More recently, in their 2003 Columbia Law Review article, Reparations for Slavery and Other Historic Injustices, Eric Posner and Adrian Vermeule offer "a framework to evaluate the morality of reparations and the legal problems that arise in implementing reparations proposals." They detail the "best known reparations programs ... [,] those for Japanese Americans who were interned by the United States government during World War II, and for victims of the Nazi Holocaust," ... and purport to "fill[] the gap in the literature by analyzing the various design options for reparations programs, their legal and constitutional bases, and their relationship to the standard moral and political arguments about reparations."

In his 2006 Essay, Reconsidering Reparations, Alfred Brophy challenges Posner-Vermeule's "limited definition of reparations and their limited catalog of reparations in American history." Utilizing his " legislative model' of reparations, Brophy proposes a relaxation of the relationship between wrongdoer and payer, and injured and recipient. Then [he] suggests several factors for a legislature to consider in designing reparations for historical injustice." The Essay's goal is thus to propose "an alternative framework for evaluating the morality and utility of reparations."

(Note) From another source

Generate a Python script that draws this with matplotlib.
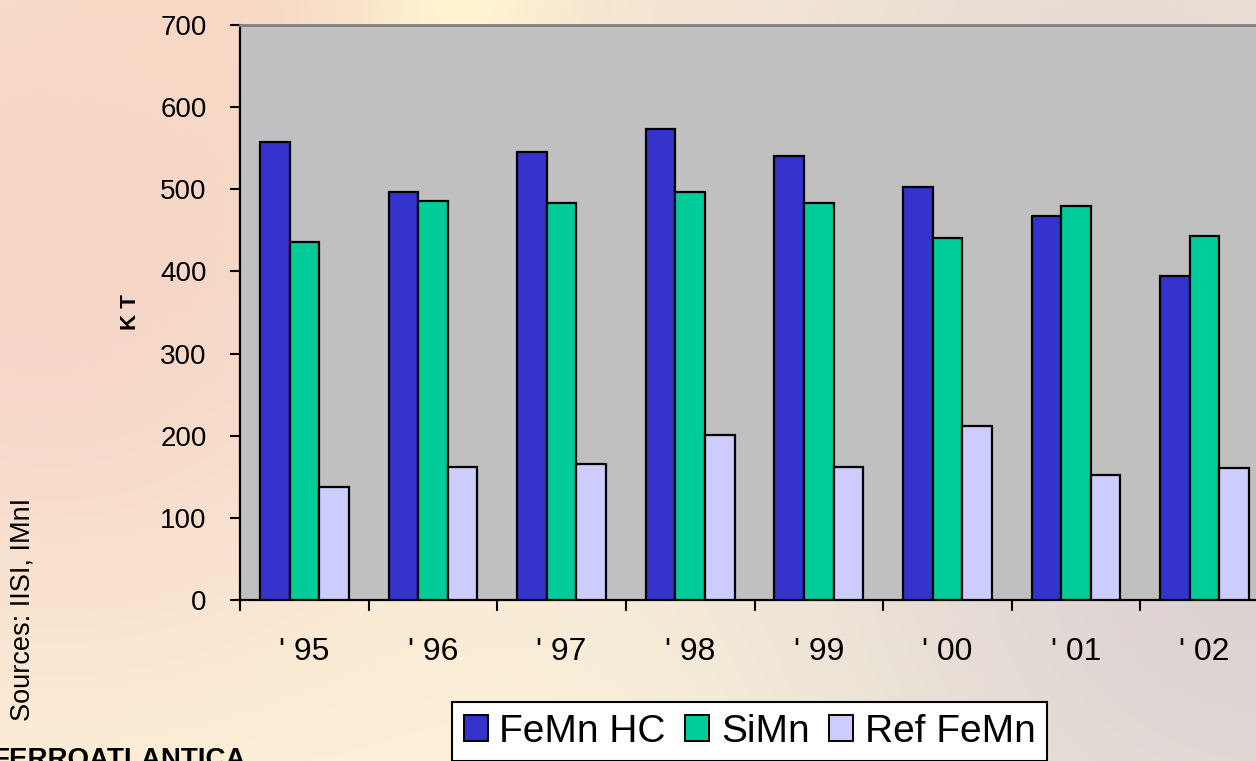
import numpy as np
import matplotlib

matplotlib.use("Agg")
import matplotlib.pyplot as plt
from matplotlib.patches import Patch

# ── Data ──────────────────────────────────────────────────────────────────────
YEARS = ["' 95", "' 96", "' 97", "' 98", "' 99", "' 00", "' 01", "' 02"]
FEMN_HC = [558, 497, 545, 573, 540, 503, 467, 395]
SIMN = [436, 486, 483, 497, 483, 441, 480, 443]
REF_FEMN = [138, 162, 166, 201, 162, 212, 152, 161]

SERIES = ["FeMn HC", "SiMn", "Ref FeMn"]
COLORS = ["#3333CC", "#00CC99", "#CCCCFF"]

W, H = 1256, 761
FONT = ["Liberation Sans", "DejaVu Sans"]


def background():
    # soft warm backdrop in place of the slide's photo
    yy, xx = np.mgrid[0:H:4, 0:W:4].astype(float)
    img = np.ones(xx.shape + (3,)) * np.array([1.0, 0.97, 0.86])
    blobs = [
        ((40, 250), 330, (0.96, 0.82, 0.78), 0.9),
        ((250, 0), 260, (0.97, 0.84, 0.76), 0.7),
        ((1256, 560), 360, (0.86, 0.82, 0.83), 0.95),
        ((1100, 60), 300, (0.89, 0.83, 0.82), 0.7),
        ((460, 0), 70, (1.0, 0.97, 0.82), 0.9),
    ]
    for (cx, cy), s, col, k in blobs:
        w = k * np.exp(-((xx - cx) ** 2 + (yy - cy) ** 2) / (2 * s * s))
        img = img * (1 - w[..., None]) + np.array(col) * w[..., None]
    return img


fig = plt.figure(figsize=(W / 100, H / 100), dpi=100)
bg = fig.add_axes([0, 0, 1, 1], zorder=-10)
bg.imshow(background(), aspect="auto", interpolation="bilinear")
bg.axis("off")

# plot area runs past the right edge of the slide
ax = fig.add_axes([240 / W, 1 - 600 / H, 1029 / W, 575 / H])
ax.set_facecolor("#C0C0C0")

x = np.arange(len(YEARS))
bw = 0.23
for i, (vals, col) in enumerate(zip([FEMN_HC, SIMN, REF_FEMN], COLORS)):
    ax.bar(x + (i - 1) * bw, vals, width=bw, color=col, edgecolor="black",
           linewidth=1.6, zorder=3)

ax.set_xlim(-0.5, len(YEARS) - 0.5)
ax.set_ylim(0, 700)
ax.set_yticks(range(0, 701, 100))
ax.set_yticklabels([str(v) for v in range(0, 701, 100)], fontsize=20, family=FONT)
ax.tick_params(axis="y", length=7, width=1.5, pad=17, direction="out")

ax.set_xticks(x)
ax.set_xticklabels(YEARS, fontsize=23, family=FONT)
ax.set_xticks(np.arange(len(YEARS) + 1) - 0.5, minor=True)
ax.tick_params(axis="x", which="major", length=0, pad=27)
ax.tick_params(axis="x", which="minor", length=8, width=1.5, direction="out")

for s in ("left", "bottom"):
    ax.spines[s].set_color("black")
    ax.spines[s].set_linewidth(1.6)
ax.spines["top"].set_color("#808080")
ax.spines["top"].set_linewidth(2)
ax.spines["right"].set_visible(False)

fig.text(130 / W, 1 - 312 / H, "K T", rotation=90, ha="center", va="center",
         fontsize=16, fontweight="bold", family=FONT)
fig.text(23 / W, 1 - 609 / H, "Sources: IISI, IMnI", rotation=90, ha="center",
         va="center", fontsize=19.5, family=FONT)
fig.text(-8 / W, 1 - 747 / H, "FERROATLANTICA", ha="left", va="top",
         fontsize=20, fontweight="bold", family=FONT)

handles = [Patch(facecolor=c, edgecolor="black", linewidth=1.4) for c in COLORS]
leg = fig.legend(handles, SERIES, loc="upper left",
                 bbox_to_anchor=(452 / W, 1 - 702 / H), ncol=3,
                 frameon=True, fancybox=False, borderaxespad=0, borderpad=0.3,
                 handlelength=0.62, handleheight=0.62, handletextpad=0.3,
                 columnspacing=0.5, prop={"family": FONT, "size": 28})
leg.get_frame().set_edgecolor("black")
leg.get_frame().set_linewidth(1.5)
leg.get_frame().set_facecolor("white")
leg.get_frame().set_alpha(1)

fig.savefig("out.png", dpi=100)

Speaking to white readers in the second person in his 2017 book, Tears We Cannot Stop, Michael Eric Dyson offers some intriguing thoughts on more personal forms of reparations:

It may be best to think of reparation as a secular tithe, a proportion of money and other resources set aside for causes that are worthy of support .... There are thousands upon thousands of black kids whose parents cannot afford to send them to summer camp or to pay fees for a sports team, or to buy instruments to play if they attend one of the ever-shrinking number of schools that has a band. Their parents cannot pay for tutors for math or science or English or whatever subject their kids need help with ....

You can choose five black children to sponsor on an annual trip to the local zoo. You can begin a film club for black children to attend movie theaters in more affluent areas where they might also enjoy a trip to the museum. Or you can pay for the textbooks of ten black college students each year. The point is to be creative in transferring a bit of your resources, even in modest amounts, to deserving and often struggling descendants of the folk who gave this country its great wealth.

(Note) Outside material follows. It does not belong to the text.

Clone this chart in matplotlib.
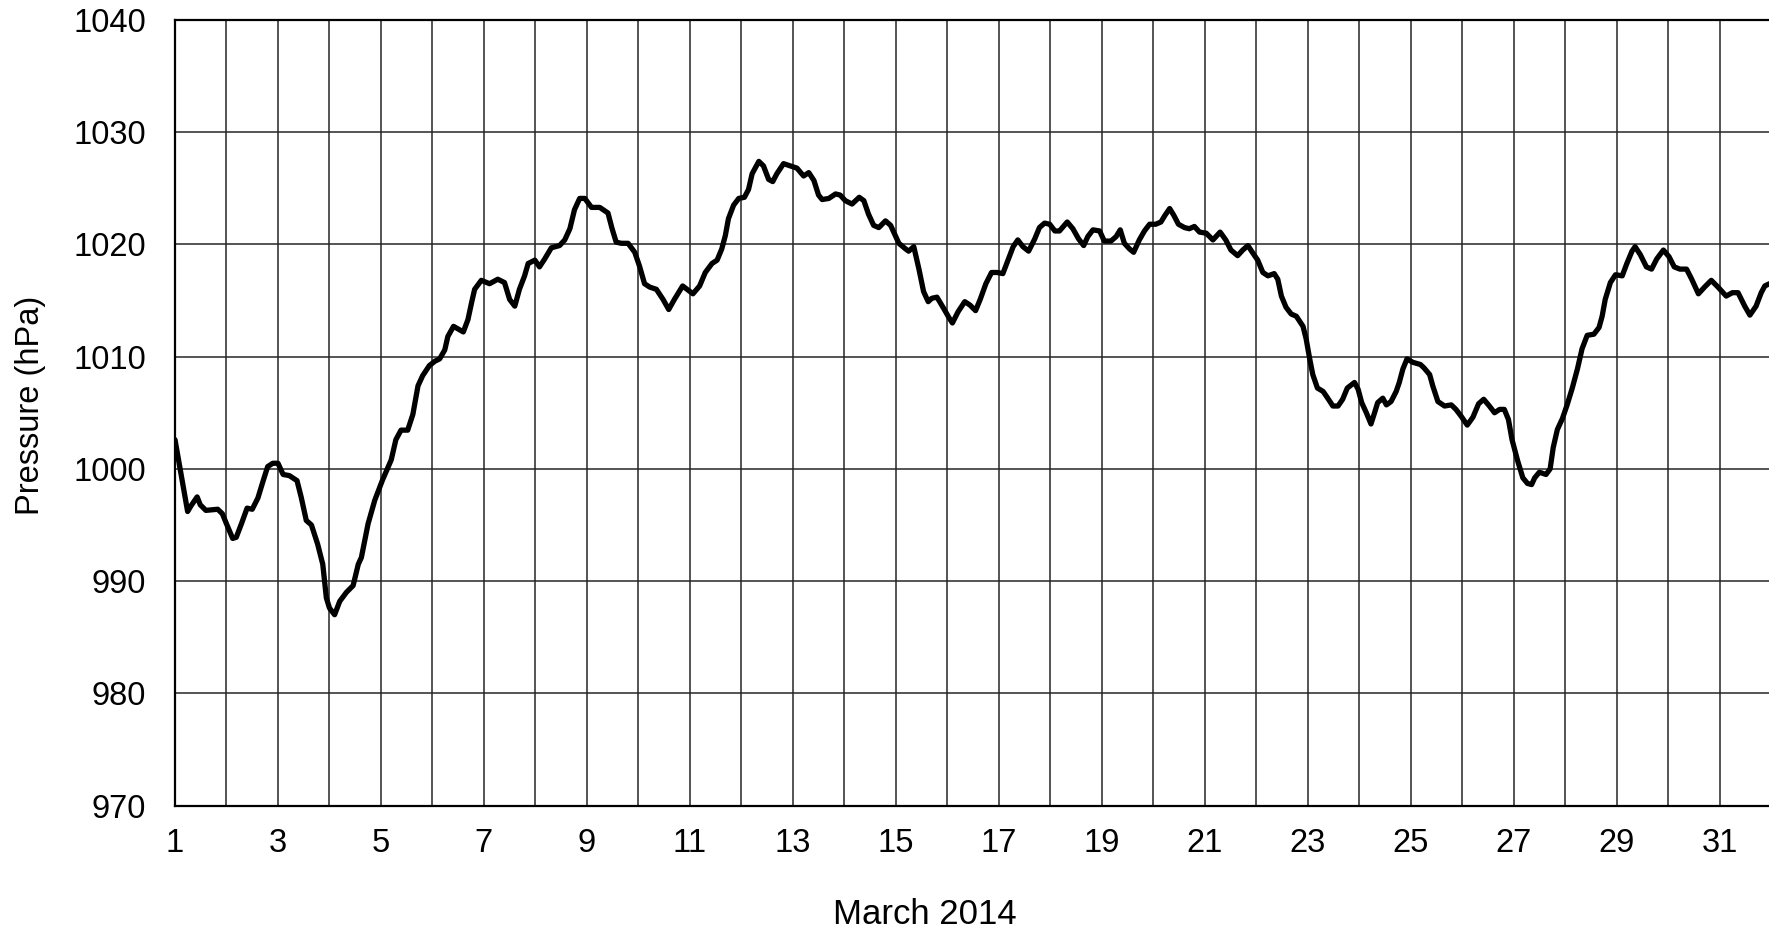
import matplotlib
matplotlib.use("Agg")
import matplotlib.pyplot as plt

# ---- data ----
days = [1.00, 1.245, 1.31, 1.43, 1.49, 1.60, 1.83, 1.92, 2.00, 2.12, 2.19, 2.29, 2.40, 2.50,
        2.61, 2.71, 2.80, 2.90, 3.00, 3.10, 3.22, 3.37, 3.45, 3.55, 3.65, 3.77, 3.87, 3.94,
        4.00, 4.10, 4.20, 4.33, 4.46, 4.56, 4.62, 4.75, 4.88, 5.03, 5.20, 5.29, 5.39, 5.52,
        5.62, 5.72, 5.81, 5.94, 6.05, 6.14, 6.24, 6.30, 6.41, 6.60, 6.69, 6.76, 6.82, 6.95,
        7.11, 7.27, 7.40, 7.50, 7.60, 7.69, 7.79, 7.86, 7.99, 8.08, 8.18, 8.31, 8.47, 8.57,
        8.67, 8.76, 8.86, 8.96, 9.09, 9.25, 9.41, 9.49, 9.57, 9.67, 9.80, 9.93, 10.02, 10.12,
        10.22, 10.35, 10.48, 10.59, 10.70, 10.86, 11.06, 11.19, 11.30, 11.43, 11.53, 11.62,
        11.69, 11.75, 11.85, 11.95, 12.06, 12.14, 12.21, 12.34, 12.43, 12.53, 12.61, 12.69,
        12.82, 12.95, 13.08, 13.21, 13.31, 13.41, 13.50, 13.57, 13.70, 13.83, 13.92, 14.02,
        14.15, 14.29, 14.38, 14.47, 14.57, 14.67, 14.80, 14.90, 14.99, 15.06, 15.19, 15.25,
        15.35, 15.45, 15.54, 15.63, 15.70, 15.80, 15.93, 16.03, 16.10, 16.21, 16.34, 16.44,
        16.55, 16.64, 16.75, 16.86, 16.97, 17.08, 17.18, 17.28, 17.37, 17.47, 17.58, 17.70,
        17.79, 17.89, 17.99, 18.09, 18.18, 18.33, 18.44, 18.55, 18.65, 18.73, 18.83, 18.96,
        19.05, 19.18, 19.28, 19.36, 19.44, 19.54, 19.62, 19.73, 19.83, 19.93, 20.05, 20.15,
        20.23, 20.32, 20.40, 20.49, 20.61, 20.70, 20.80, 20.90, 21.03, 21.16, 21.30, 21.41,
        21.51, 21.64, 21.74, 21.84, 21.94, 22.03, 22.13, 22.23, 22.35, 22.42, 22.49, 22.58,
        22.68, 22.78, 22.91, 22.97, 23.04, 23.10, 23.19, 23.30, 23.39, 23.49, 23.59, 23.68,
        23.77, 23.91, 23.98, 24.05, 24.14, 24.23, 24.30, 24.36, 24.46, 24.53, 24.62, 24.72,
        24.78, 24.85, 24.93, 25.04, 25.19, 25.26, 25.37, 25.43, 25.53, 25.66, 25.79, 25.88,
        25.98, 26.10, 26.21, 26.32, 26.42, 26.53, 26.63, 26.73, 26.82, 26.90, 26.97, 27.08,
        27.18, 27.27, 27.35, 27.41, 27.50, 27.63, 27.71, 27.77, 27.85, 27.95, 28.04, 28.14,
        28.24, 28.33, 28.43, 28.56, 28.66, 28.72, 28.78, 28.88, 28.98, 29.11, 29.20, 29.30,
        29.36, 29.46, 29.58, 29.68, 29.78, 29.91, 30.02, 30.12, 30.23, 30.36, 30.46, 30.59,
        30.71, 30.84, 30.97, 31.13, 31.25, 31.36, 31.49, 31.59, 31.71, 31.81, 31.88, 31.97]

pressure = [1002.6, 996.2, 996.7, 997.5, 996.8, 996.3, 996.4, 996.0, 995.1, 993.8, 993.9, 995.1,
            996.5, 996.4, 997.4, 998.9, 1000.2, 1000.5, 1000.5, 999.5, 999.4, 998.95, 997.5,
            995.4, 995.0, 993.3, 991.5, 988.5, 987.6, 987.0, 988.2, 989.0, 989.6, 991.5, 992.1,
            995.1, 997.2, 999.0, 1000.8, 1002.6, 1003.45, 1003.45, 1004.85, 1007.4, 1008.3,
            1009.2, 1009.6, 1009.8, 1010.6, 1011.8, 1012.7, 1012.2, 1013.3, 1014.8, 1016.0,
            1016.8, 1016.5, 1016.9, 1016.6, 1015.1, 1014.5, 1016.0, 1017.2, 1018.3, 1018.6,
            1018.0, 1018.7, 1019.7, 1019.9, 1020.4, 1021.4, 1023.1, 1024.1, 1024.1, 1023.3,
            1023.3, 1022.8, 1021.4, 1020.2, 1020.1, 1020.1, 1019.3, 1018.1, 1016.5, 1016.2,
            1016.0, 1015.1, 1014.2, 1015.1, 1016.3, 1015.6, 1016.3, 1017.5, 1018.3, 1018.6,
            1019.6, 1020.8, 1022.3, 1023.5, 1024.1, 1024.2, 1024.9, 1026.3, 1027.4, 1027.0,
            1025.8, 1025.6, 1026.3, 1027.2, 1027.0, 1026.8, 1026.1, 1026.4, 1025.7, 1024.4,
            1024.0, 1024.1, 1024.5, 1024.4, 1023.9, 1023.6, 1024.2, 1023.9, 1022.7, 1021.7,
            1021.5, 1022.1, 1021.7, 1020.8, 1020.1, 1019.6, 1019.4, 1019.8, 1017.8, 1015.8,
            1014.9, 1015.2, 1015.3, 1014.3, 1013.5, 1013.0, 1014.0, 1014.9, 1014.6, 1014.1,
            1015.1, 1016.5, 1017.5, 1017.5, 1017.4, 1018.6, 1019.8, 1020.4, 1019.8, 1019.4,
            1020.5, 1021.5, 1021.9, 1021.8, 1021.2, 1021.2, 1022.0, 1021.4, 1020.5, 1019.9,
            1020.7, 1021.3, 1021.2, 1020.3, 1020.3, 1020.7, 1021.3, 1020.1, 1019.6, 1019.3,
            1020.4, 1021.2, 1021.8, 1021.8, 1022.0, 1022.6, 1023.2, 1022.6, 1021.8, 1021.5,
            1021.4, 1021.6, 1021.1, 1021.0, 1020.4, 1021.1, 1020.4, 1019.5, 1019.0, 1019.5,
            1019.9, 1019.2, 1018.6, 1017.5, 1017.2, 1017.4, 1016.9, 1015.4, 1014.4, 1013.8,
            1013.6, 1012.7, 1011.6, 1009.8, 1008.4, 1007.2, 1006.9, 1006.3, 1005.6, 1005.6,
            1006.2, 1007.2, 1007.7, 1007.1, 1005.9, 1005.0, 1004.0, 1005.0, 1005.9, 1006.3,
            1005.7, 1006.0, 1006.9, 1007.7, 1008.9, 1009.8, 1009.5, 1009.3, 1009.0, 1008.4,
            1007.4, 1006.0, 1005.6, 1005.7, 1005.3, 1004.7, 1003.9, 1004.6, 1005.8, 1006.2,
            1005.6, 1005.0, 1005.3, 1005.3, 1004.4, 1002.6, 1000.7, 999.2, 998.7, 998.6,
            999.2, 999.7, 999.5, 1000.0, 1001.9, 1003.5, 1004.5, 1005.7, 1007.2, 1008.9,
            1010.7, 1011.9, 1012.0, 1012.6, 1013.6, 1015.1, 1016.6, 1017.3, 1017.2, 1018.3,
            1019.4, 1019.8, 1019.1, 1018.0, 1017.8, 1018.7, 1019.5, 1018.9, 1018.0, 1017.8,
            1017.8, 1016.9, 1015.6, 1016.2, 1016.8, 1016.2, 1015.4, 1015.7, 1015.7, 1014.5,
            1013.7, 1014.5, 1015.7, 1016.3, 1016.5]

x_tick_values = [1, 3, 5, 7, 9, 11, 13, 15, 17, 19, 21, 23, 25, 27, 29, 31]
x_tick_labels = ['1', '3', '5', '7', '9', '11', '13', '15', '17', '19', '21', '23', '25',
                 '27', '29', '31']
y_tick_values = [970, 980, 990, 1000, 1010, 1020, 1030, 1040]
y_tick_labels = ['970', '980', '990', '1000', '1010', '1020', '1030', '1040']
x_label = 'March 2014'
y_label = 'Pressure (hPa)'

# ---- figure ----
plt.rcParams['font.family'] = ['Liberation Sans', 'DejaVu Sans']

W, H = 1769, 933
fig = plt.figure(figsize=(W / 100, H / 100), dpi=100)
left_px, right_px, top_px, bottom_px = 175, 1771, 20, 805.5
ax = fig.add_axes([left_px / W, (H - bottom_px) / H,
                   (right_px - left_px) / W, (bottom_px - top_px) / H])

ax.plot(days, pressure, color='black', linewidth=3.8,
        solid_joinstyle='round', solid_capstyle='round', zorder=3)

ax.set_xlim(1, 32)
ax.set_ylim(970, 1040)
ax.set_xticks(x_tick_values)
ax.set_xticklabels(x_tick_labels)
ax.set_xticks(range(1, 33), minor=True)
ax.set_yticks(y_tick_values)
ax.set_yticklabels(y_tick_labels)

ax.grid(True, which='both', axis='x', color='#262626', linewidth=1.1)
ax.grid(True, which='major', axis='y', color='#262626', linewidth=1.1)
ax.set_axisbelow(True)

ax.tick_params(axis='both', which='both', length=0, labelsize=23.5, colors='black')
ax.tick_params(axis='x', which='major', pad=16)
ax.tick_params(axis='y', which='major', pad=21)

for side in ['left', 'bottom', 'top']:
    ax.spines[side].set_linewidth(1.6)
    ax.spines[side].set_color('black')
ax.spines['right'].set_visible(False)

ax.set_xlabel(x_label, fontsize=25)
ax.xaxis.set_label_coords((925 - left_px) / (right_px - left_px),
                          (bottom_px - 898) / (bottom_px - top_px))
ax.set_ylabel(y_label, fontsize=23.5)
ax.yaxis.set_label_coords((46 - left_px) / (right_px - left_px), 0.51)

fig.savefig('out.png', dpi=100)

In sum, "surely you can see the justice of making reparation, even if you can't make it happen politically," Dyson suggests. "Please don't say that your ancestors didn't own slaves. Your white privilege has not been hampered by that fact. Black sweat built the country you now reside in, and you continue to enjoy the fruits of that labor."

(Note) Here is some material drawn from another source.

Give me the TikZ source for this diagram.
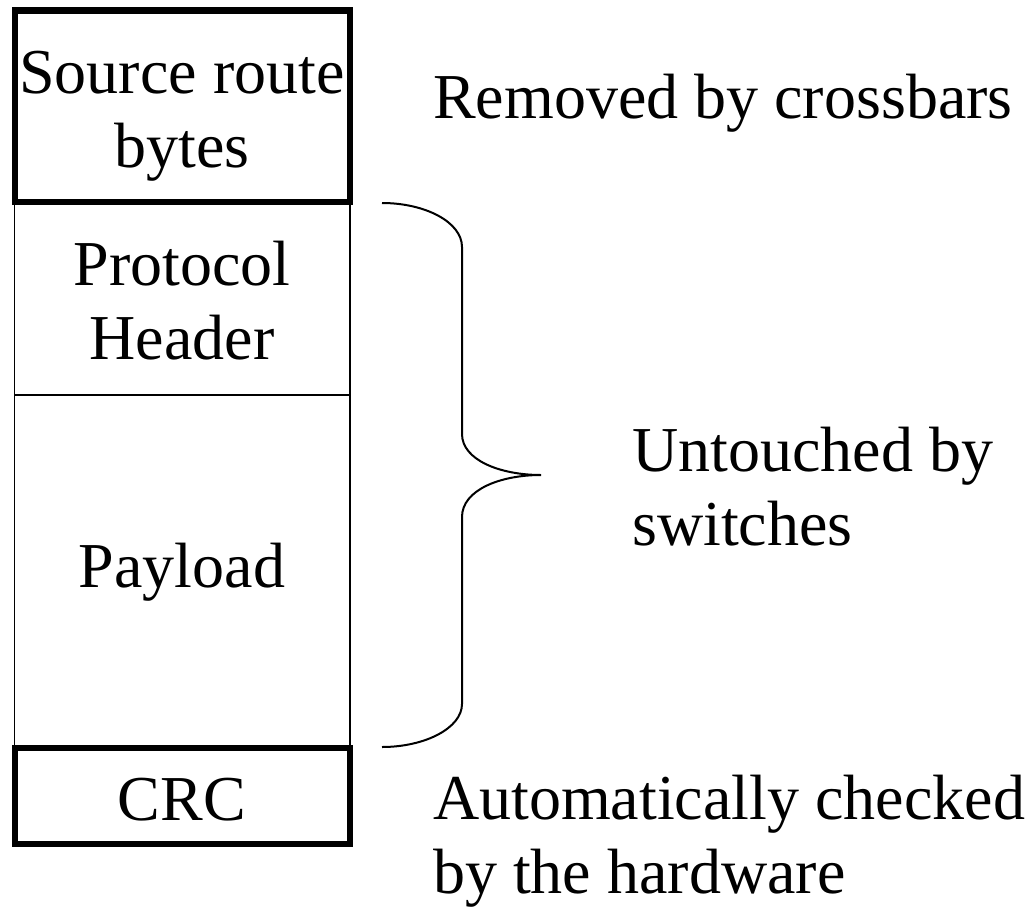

In the end, Coates suggests, it is not so much the monetary amount, but rather the very process of engaging in the inquiry, which would be the most profound outcome of a concerted effort toward providing reparations for slavery:

No one can know what would come out of such a debate. Perhaps no number can fully capture the multi-century plunder of black people in America. Perhaps the number is so large that it can't be imagined, let alone calculated and dispensed. But I believe that wrestling publicly with these questions matters as much as--if not more than--the specific answers that might be produced. An America that asks what it owes its most vulnerable citizens is improved and humane. An

America that looks away is ignoring not just the sins of the past but the sins of the present and the certain sins of the future. More important than any single check cut to any African American, the payment of reparations would represent America's maturation out of the childhood myth of its innocence into a wisdom worthy of its founders.